# GIVEN PROBLEM
Scan the entries below. List each line with "chart".

━━━━━━

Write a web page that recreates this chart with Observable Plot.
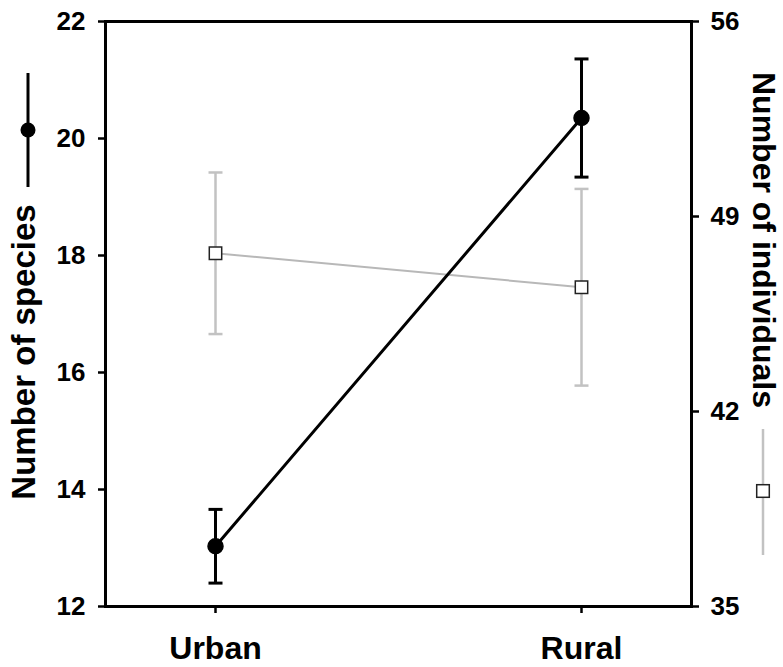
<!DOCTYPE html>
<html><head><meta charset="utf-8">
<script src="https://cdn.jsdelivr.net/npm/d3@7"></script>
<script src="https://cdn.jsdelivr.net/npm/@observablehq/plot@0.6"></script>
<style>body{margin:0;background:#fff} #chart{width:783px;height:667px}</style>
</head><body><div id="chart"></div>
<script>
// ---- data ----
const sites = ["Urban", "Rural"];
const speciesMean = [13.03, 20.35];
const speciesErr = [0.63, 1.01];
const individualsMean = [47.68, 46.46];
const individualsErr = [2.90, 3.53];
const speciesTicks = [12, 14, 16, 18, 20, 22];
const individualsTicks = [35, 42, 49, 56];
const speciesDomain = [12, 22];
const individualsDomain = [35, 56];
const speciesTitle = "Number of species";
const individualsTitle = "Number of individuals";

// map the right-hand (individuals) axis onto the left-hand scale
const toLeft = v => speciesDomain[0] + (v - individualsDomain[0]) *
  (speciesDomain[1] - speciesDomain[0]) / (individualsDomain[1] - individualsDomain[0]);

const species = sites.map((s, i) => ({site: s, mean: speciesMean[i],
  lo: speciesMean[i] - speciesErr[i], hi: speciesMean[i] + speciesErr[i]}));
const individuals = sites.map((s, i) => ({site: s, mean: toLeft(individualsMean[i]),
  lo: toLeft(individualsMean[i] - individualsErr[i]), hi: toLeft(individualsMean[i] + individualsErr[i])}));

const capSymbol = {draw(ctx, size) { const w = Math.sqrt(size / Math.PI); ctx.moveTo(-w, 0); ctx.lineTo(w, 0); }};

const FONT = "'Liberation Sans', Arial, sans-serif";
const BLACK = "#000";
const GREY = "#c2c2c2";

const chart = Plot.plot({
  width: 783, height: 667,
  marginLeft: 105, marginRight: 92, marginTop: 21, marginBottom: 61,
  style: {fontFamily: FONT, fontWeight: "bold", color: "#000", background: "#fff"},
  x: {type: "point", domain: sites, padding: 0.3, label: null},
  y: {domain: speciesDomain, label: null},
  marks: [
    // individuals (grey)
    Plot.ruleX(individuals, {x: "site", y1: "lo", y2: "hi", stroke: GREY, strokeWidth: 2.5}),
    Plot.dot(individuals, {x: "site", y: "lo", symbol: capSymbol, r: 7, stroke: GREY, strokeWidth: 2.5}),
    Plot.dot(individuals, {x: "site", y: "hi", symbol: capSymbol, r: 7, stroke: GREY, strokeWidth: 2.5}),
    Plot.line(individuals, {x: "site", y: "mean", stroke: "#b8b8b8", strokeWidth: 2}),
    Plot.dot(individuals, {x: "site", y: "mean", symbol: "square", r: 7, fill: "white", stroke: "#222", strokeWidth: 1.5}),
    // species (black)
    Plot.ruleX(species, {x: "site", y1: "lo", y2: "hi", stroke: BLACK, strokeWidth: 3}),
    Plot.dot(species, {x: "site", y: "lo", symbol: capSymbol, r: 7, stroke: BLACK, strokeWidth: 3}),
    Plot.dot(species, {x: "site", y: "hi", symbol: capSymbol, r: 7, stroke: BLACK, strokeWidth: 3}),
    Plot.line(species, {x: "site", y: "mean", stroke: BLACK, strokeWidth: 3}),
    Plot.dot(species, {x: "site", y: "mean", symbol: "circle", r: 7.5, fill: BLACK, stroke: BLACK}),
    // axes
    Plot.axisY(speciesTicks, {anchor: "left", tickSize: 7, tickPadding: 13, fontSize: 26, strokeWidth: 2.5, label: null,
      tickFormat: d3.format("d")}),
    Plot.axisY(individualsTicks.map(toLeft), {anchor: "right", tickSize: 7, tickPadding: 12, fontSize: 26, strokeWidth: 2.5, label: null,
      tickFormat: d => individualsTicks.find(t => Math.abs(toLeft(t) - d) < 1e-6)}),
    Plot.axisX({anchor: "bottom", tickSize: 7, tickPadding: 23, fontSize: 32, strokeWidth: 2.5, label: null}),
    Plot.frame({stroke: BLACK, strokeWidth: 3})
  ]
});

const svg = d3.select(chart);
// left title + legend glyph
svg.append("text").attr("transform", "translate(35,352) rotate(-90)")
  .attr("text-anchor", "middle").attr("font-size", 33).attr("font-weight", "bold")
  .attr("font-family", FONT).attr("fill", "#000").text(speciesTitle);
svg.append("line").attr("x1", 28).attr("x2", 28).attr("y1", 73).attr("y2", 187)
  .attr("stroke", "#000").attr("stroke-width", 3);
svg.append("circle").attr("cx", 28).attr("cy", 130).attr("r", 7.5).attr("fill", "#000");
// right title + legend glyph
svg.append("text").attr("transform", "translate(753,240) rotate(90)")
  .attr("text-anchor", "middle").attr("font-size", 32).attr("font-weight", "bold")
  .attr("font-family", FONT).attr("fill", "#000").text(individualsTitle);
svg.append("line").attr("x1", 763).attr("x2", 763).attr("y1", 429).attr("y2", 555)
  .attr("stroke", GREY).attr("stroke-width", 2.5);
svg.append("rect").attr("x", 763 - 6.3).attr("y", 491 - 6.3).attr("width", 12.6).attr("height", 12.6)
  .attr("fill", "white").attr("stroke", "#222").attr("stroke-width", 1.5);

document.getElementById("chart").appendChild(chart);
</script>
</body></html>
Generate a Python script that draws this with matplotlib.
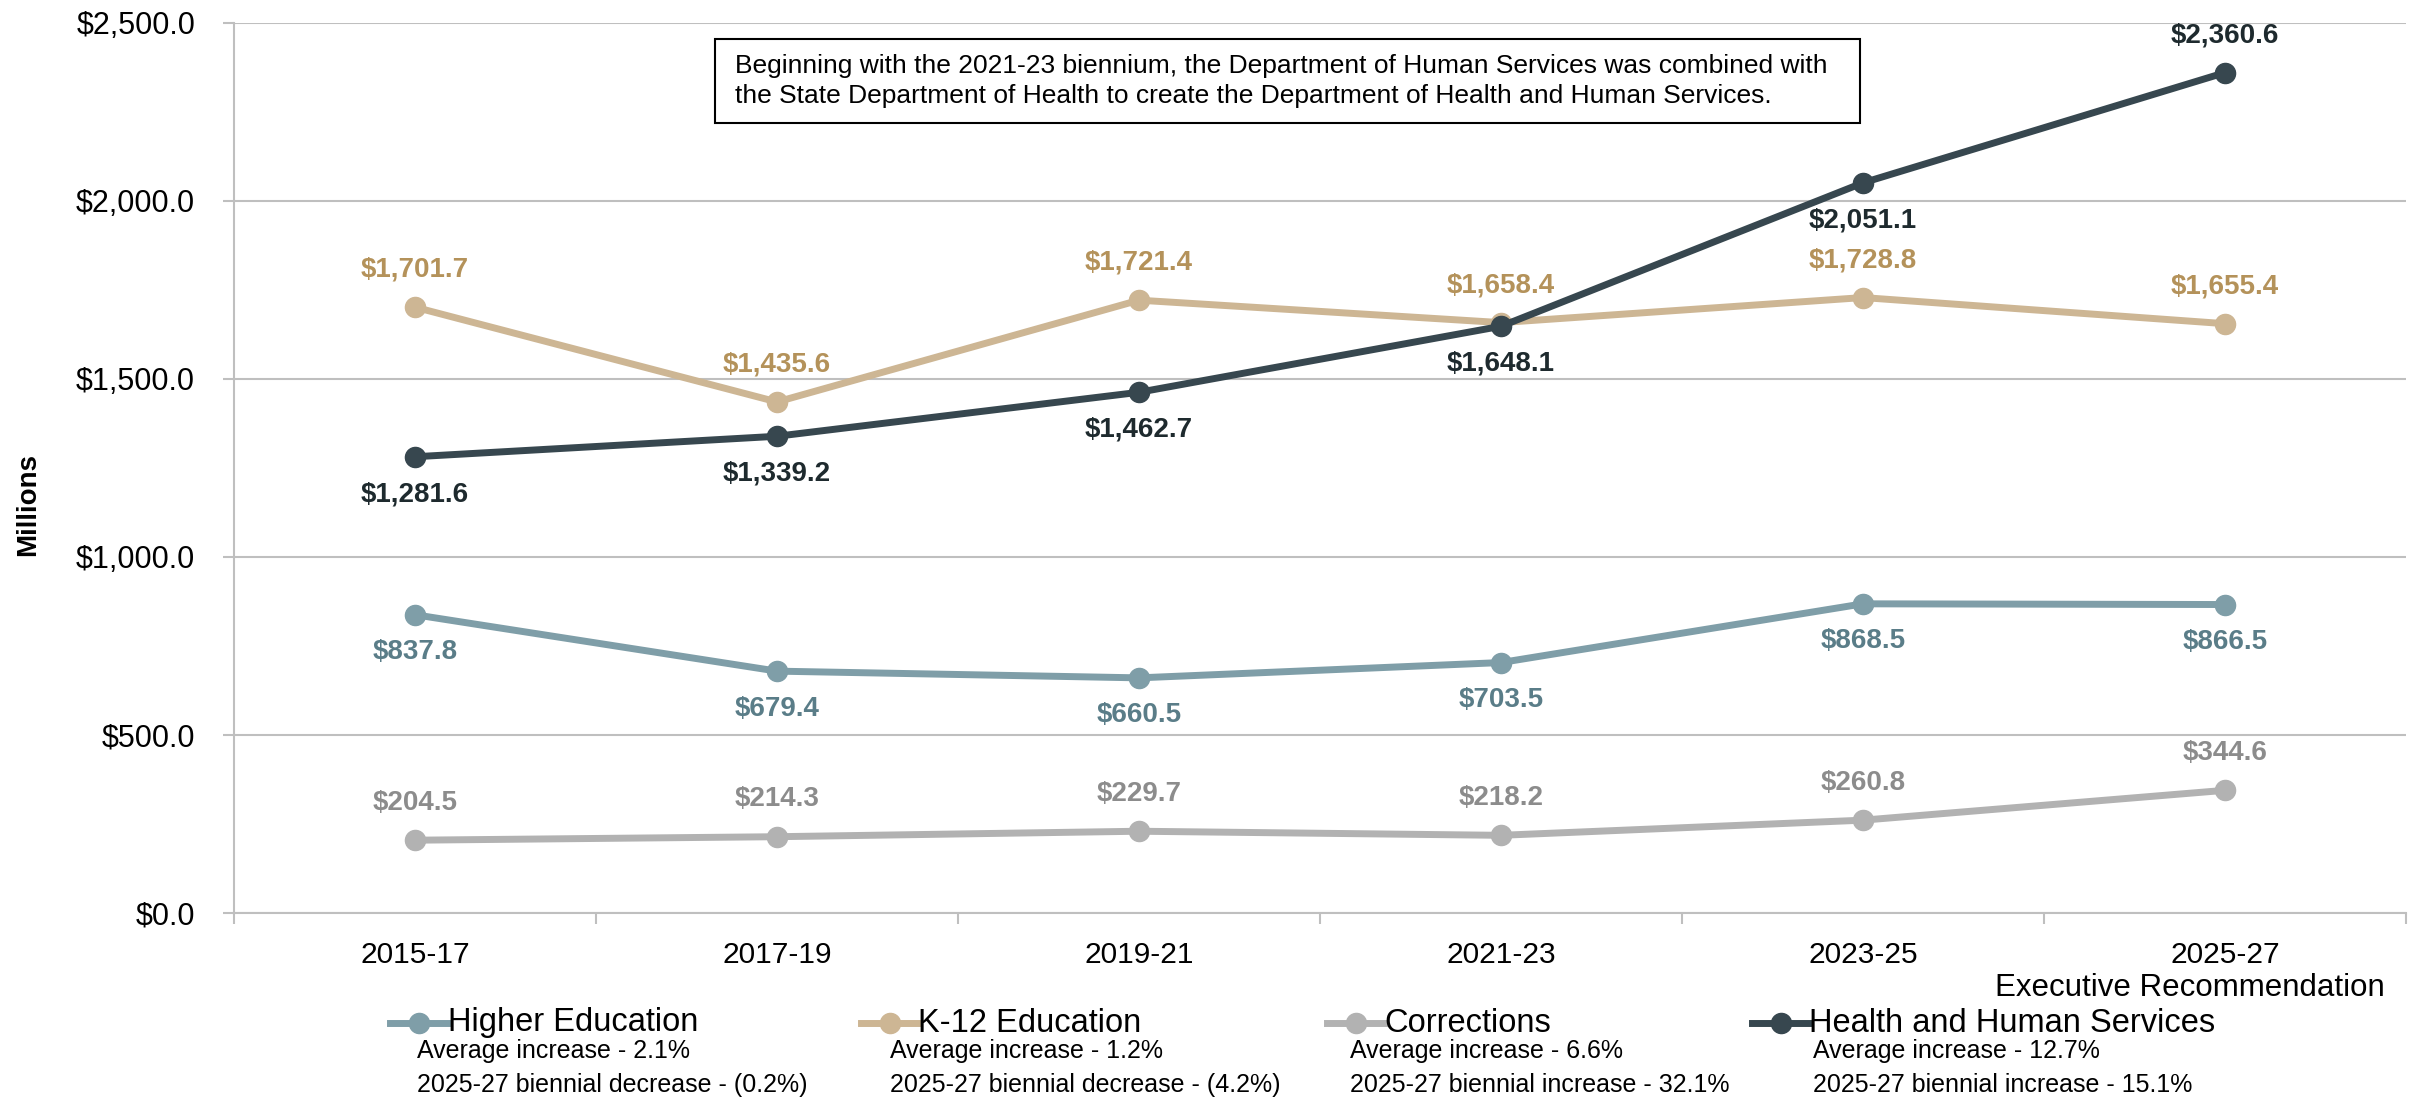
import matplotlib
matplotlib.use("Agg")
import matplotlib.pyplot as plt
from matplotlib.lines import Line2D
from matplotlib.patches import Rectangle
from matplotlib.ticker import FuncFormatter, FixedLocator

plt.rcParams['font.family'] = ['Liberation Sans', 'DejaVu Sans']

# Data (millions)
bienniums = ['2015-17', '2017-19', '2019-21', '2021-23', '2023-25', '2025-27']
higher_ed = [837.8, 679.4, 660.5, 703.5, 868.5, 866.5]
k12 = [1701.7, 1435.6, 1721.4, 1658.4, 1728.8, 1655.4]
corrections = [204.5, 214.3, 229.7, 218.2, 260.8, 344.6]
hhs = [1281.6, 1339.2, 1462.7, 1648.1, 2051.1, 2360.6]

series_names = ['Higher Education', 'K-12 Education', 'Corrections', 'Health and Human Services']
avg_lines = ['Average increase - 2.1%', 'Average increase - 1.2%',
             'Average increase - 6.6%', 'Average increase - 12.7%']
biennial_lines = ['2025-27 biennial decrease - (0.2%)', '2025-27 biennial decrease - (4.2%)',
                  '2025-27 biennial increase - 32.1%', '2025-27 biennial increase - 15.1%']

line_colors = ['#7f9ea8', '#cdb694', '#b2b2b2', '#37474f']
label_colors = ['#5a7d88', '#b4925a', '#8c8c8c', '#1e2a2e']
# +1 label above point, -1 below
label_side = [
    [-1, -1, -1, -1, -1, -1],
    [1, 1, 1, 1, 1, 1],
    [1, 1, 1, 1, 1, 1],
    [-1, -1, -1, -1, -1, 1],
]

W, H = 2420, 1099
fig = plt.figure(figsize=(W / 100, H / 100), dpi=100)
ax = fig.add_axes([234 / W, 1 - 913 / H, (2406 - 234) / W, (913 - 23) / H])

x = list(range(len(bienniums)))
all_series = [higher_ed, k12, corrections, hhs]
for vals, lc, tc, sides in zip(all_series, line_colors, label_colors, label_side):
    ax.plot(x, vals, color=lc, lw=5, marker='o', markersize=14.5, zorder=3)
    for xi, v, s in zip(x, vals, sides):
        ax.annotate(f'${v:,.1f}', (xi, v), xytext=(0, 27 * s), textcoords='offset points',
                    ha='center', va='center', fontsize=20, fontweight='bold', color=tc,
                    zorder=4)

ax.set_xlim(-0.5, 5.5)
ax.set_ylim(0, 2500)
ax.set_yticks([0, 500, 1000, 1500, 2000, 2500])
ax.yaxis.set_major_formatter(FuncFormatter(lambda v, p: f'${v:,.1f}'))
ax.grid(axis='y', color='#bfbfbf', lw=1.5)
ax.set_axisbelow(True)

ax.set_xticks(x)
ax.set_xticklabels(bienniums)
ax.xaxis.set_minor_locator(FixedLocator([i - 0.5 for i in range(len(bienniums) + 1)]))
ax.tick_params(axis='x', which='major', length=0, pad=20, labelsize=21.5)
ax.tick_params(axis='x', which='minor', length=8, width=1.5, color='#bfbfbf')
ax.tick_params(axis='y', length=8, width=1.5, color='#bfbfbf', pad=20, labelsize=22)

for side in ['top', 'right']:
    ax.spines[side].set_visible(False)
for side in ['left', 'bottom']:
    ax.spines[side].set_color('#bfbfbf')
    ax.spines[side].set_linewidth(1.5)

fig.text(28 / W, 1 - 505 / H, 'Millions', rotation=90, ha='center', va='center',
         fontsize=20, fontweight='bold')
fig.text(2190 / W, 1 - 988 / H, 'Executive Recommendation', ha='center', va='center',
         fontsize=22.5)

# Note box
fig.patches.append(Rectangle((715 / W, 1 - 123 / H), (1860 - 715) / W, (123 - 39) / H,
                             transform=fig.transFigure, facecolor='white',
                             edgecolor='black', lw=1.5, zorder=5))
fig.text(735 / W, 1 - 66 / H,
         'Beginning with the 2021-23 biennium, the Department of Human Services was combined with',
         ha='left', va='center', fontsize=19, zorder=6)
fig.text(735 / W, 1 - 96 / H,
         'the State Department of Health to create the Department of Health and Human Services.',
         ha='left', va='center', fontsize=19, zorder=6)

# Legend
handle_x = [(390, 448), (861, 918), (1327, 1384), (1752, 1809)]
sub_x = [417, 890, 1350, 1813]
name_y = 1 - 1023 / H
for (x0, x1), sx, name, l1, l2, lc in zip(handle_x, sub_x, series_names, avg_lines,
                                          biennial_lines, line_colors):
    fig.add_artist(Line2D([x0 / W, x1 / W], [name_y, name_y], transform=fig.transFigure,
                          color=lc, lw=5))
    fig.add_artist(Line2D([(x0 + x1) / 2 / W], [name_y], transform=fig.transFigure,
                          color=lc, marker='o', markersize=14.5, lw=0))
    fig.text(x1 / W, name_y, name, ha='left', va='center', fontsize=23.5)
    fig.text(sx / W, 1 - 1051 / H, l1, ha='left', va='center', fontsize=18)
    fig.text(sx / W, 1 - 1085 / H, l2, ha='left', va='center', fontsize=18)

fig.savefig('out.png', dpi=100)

━━━━━━

# EXERCISE RESPONSE
Write a web page that recreates this chart with Observable Plot.
<style>body{margin:0;background:#fff} #chart{width:783px;height:667px}</style>
</head><body><div id="chart"></div>
const chart = Plot.plot({
const svg = d3.select(chart);
document.getElementById("chart").appendChild(chart);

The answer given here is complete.